- WHAT YOU WILL DO -
Print only the lines from the top of the data through the line with "8000, 9000, 10000]", both included, skipping every picture.

BEGIN DATA PROVIDED

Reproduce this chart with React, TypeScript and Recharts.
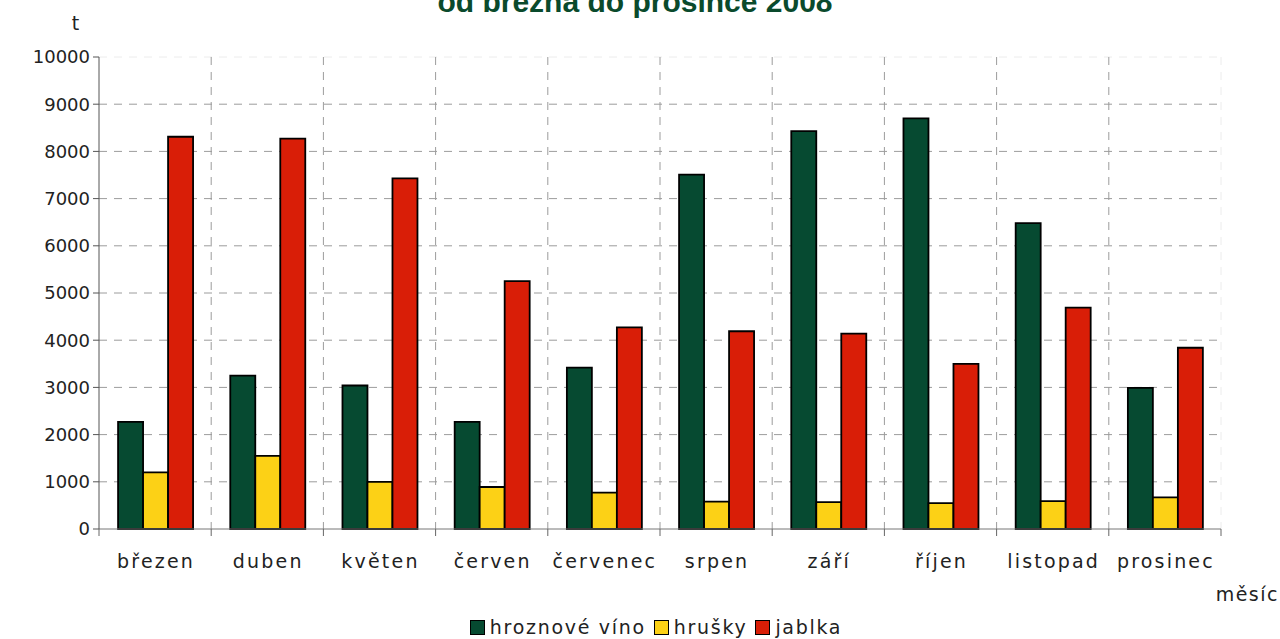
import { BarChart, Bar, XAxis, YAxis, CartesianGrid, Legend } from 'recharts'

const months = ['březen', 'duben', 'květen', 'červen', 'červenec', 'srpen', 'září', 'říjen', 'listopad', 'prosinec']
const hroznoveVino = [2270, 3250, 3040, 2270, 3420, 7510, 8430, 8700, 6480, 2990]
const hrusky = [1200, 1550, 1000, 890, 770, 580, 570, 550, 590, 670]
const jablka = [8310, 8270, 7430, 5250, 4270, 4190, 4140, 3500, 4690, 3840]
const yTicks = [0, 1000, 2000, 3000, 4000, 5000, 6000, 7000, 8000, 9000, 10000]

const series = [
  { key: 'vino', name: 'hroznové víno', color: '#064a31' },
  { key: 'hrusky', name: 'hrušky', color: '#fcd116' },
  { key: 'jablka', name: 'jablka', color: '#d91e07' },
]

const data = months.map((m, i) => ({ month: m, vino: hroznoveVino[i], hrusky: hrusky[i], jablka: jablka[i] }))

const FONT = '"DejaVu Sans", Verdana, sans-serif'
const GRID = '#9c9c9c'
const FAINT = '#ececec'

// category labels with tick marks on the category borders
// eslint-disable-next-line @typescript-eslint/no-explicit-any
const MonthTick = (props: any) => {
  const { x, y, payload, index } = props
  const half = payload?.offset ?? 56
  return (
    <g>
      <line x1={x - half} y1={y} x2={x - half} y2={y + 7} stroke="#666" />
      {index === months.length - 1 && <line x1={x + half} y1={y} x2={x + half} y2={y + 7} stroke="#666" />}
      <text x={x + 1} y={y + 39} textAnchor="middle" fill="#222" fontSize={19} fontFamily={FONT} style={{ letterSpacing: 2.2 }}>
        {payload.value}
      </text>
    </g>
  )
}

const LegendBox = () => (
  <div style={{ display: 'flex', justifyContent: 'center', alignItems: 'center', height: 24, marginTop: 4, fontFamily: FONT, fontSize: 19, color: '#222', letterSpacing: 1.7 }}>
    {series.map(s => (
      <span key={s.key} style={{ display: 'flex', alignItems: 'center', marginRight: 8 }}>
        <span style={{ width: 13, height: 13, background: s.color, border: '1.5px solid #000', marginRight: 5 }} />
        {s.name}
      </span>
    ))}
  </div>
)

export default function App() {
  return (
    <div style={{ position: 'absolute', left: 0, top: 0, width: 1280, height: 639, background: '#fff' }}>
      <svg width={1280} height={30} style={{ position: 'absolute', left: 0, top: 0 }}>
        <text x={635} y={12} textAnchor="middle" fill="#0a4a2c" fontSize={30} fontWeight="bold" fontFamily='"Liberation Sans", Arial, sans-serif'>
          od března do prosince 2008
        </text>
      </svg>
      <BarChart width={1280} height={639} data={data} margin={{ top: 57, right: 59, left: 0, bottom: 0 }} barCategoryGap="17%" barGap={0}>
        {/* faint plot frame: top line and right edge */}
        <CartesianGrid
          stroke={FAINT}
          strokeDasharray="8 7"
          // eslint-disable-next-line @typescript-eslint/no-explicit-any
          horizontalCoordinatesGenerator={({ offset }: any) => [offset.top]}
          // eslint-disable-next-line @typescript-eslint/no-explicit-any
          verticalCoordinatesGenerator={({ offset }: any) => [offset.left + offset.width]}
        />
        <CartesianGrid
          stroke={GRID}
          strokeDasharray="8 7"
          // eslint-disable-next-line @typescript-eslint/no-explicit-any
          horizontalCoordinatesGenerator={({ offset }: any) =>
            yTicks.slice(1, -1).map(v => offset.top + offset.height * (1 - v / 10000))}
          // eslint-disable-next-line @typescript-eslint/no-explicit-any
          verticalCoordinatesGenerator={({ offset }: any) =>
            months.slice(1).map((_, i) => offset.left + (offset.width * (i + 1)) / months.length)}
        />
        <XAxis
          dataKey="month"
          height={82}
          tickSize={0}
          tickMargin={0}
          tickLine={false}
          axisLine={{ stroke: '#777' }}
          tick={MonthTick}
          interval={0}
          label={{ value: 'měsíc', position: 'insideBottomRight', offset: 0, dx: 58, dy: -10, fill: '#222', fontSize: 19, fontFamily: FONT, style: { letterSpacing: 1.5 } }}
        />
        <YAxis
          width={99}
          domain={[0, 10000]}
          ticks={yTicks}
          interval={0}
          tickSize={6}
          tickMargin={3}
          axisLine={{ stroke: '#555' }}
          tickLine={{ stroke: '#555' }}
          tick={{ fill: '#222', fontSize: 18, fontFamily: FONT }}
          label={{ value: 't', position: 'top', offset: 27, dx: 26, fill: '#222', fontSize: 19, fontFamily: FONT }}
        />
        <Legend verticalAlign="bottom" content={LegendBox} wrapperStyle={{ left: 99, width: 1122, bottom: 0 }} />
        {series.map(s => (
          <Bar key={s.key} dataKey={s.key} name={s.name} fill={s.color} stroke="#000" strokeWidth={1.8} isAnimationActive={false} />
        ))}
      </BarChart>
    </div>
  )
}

END DATA PROVIDED

- THE ANSWER -
Reproduce this chart with React, TypeScript and Recharts.
import { BarChart, Bar, XAxis, YAxis, CartesianGrid, Legend } from 'recharts'

const months = ['březen', 'duben', 'květen', 'červen', 'červenec', 'srpen', 'září', 'říjen', 'listopad', 'prosinec']
const hroznoveVino = [2270, 3250, 3040, 2270, 3420, 7510, 8430, 8700, 6480, 2990]
const hrusky = [1200, 1550, 1000, 890, 770, 580, 570, 550, 590, 670]
const jablka = [8310, 8270, 7430, 5250, 4270, 4190, 4140, 3500, 4690, 3840]
const yTicks = [0, 1000, 2000, 3000, 4000, 5000, 6000, 7000, 8000, 9000, 10000]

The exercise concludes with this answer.